begin

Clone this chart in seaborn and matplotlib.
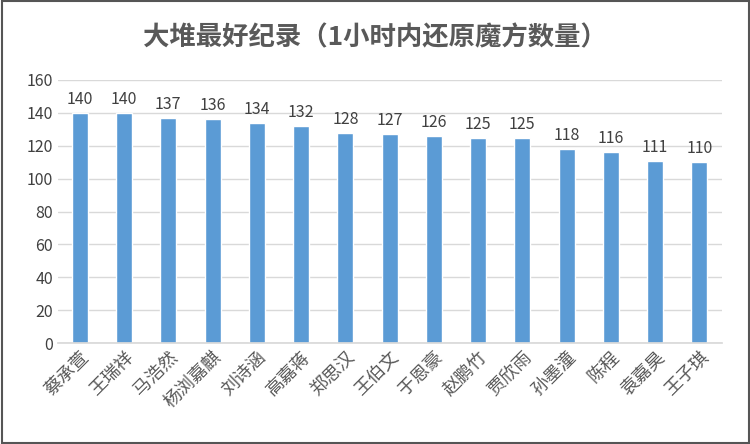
import matplotlib
matplotlib.use("Agg")
import matplotlib.pyplot as plt
import seaborn as sns
import pandas as pd

names = ["蔡承萱","王瑞祥","马浩然","杨浏嘉麒","刘诗涵","高嘉蒋","郑思汉","王伯文","于恩豪","赵鹏竹","贾欣雨","孙墨潼","陈程","袁嘉昊","王子琪"]
values = [140,140,137,136,134,132,128,127,126,125,125,118,116,111,110]
yticks = [0,20,40,60,80,100,120,140,160]

sns.set_theme(style="white")
plt.rcParams['font.family'] = ['Noto Sans CJK SC', 'DejaVu Sans']

fig = plt.figure(figsize=(7.5,4.44), dpi=100)
fig.patches.append(plt.Rectangle((0.002,0.002),0.996,0.996, transform=fig.transFigure, fill=False, edgecolor="#555555", linewidth=1.5))
ax = fig.add_axes([0.077, 0.227, 0.885, 0.593])
df = pd.DataFrame({"name": names, "v": values})
sns.barplot(data=df, x="name", y="v", color="#5b9bd5", saturation=1, width=0.36, ax=ax)
ax.set_ylim(0,160)
ax.set_yticks(yticks)
ax.yaxis.grid(True, color="#d9d9d9", linewidth=1)
ax.set_axisbelow(True)
for s in ["top","right","left"]:
    ax.spines[s].set_visible(False)
ax.spines["bottom"].set_color("#d9d9d9")
ax.set_xlabel(""); ax.set_ylabel("")
ax.tick_params(axis="y", labelsize=11.5, colors="#404040", length=0)
ax.tick_params(axis="x", labelsize=13, colors="#595959", length=0)
for lab in ax.get_xticklabels():
    lab.set_rotation(45); lab.set_ha("right"); lab.set_rotation_mode("anchor")
for i, v in enumerate(values):
    ax.text(i, v+3, str(v), ha="center", va="bottom", fontsize=11.5, color="#404040")
fig.text(0.5, 0.915, "大堆最好纪录（1小时内还原魔方数量）", ha="center", va="center", fontsize=19, fontweight="bold", color="#595959")
fig.savefig("out.png", dpi=100)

end

**Directions for this task**: From the first line above to the line containing "plt.rcParams['font.family'] = ['Noto", repeat each line exactly. Pictures stay out.

**Solution to the problem**:
Clone this chart in seaborn and matplotlib.
import matplotlib
matplotlib.use("Agg")
import matplotlib.pyplot as plt
import seaborn as sns
import pandas as pd

names = ["蔡承萱","王瑞祥","马浩然","杨浏嘉麒","刘诗涵","高嘉蒋","郑思汉","王伯文","于恩豪","赵鹏竹","贾欣雨","孙墨潼","陈程","袁嘉昊","王子琪"]
values = [140,140,137,136,134,132,128,127,126,125,125,118,116,111,110]
yticks = [0,20,40,60,80,100,120,140,160]

sns.set_theme(style="white")
plt.rcParams['font.family'] = ['Noto Sans CJK SC', 'DejaVu Sans']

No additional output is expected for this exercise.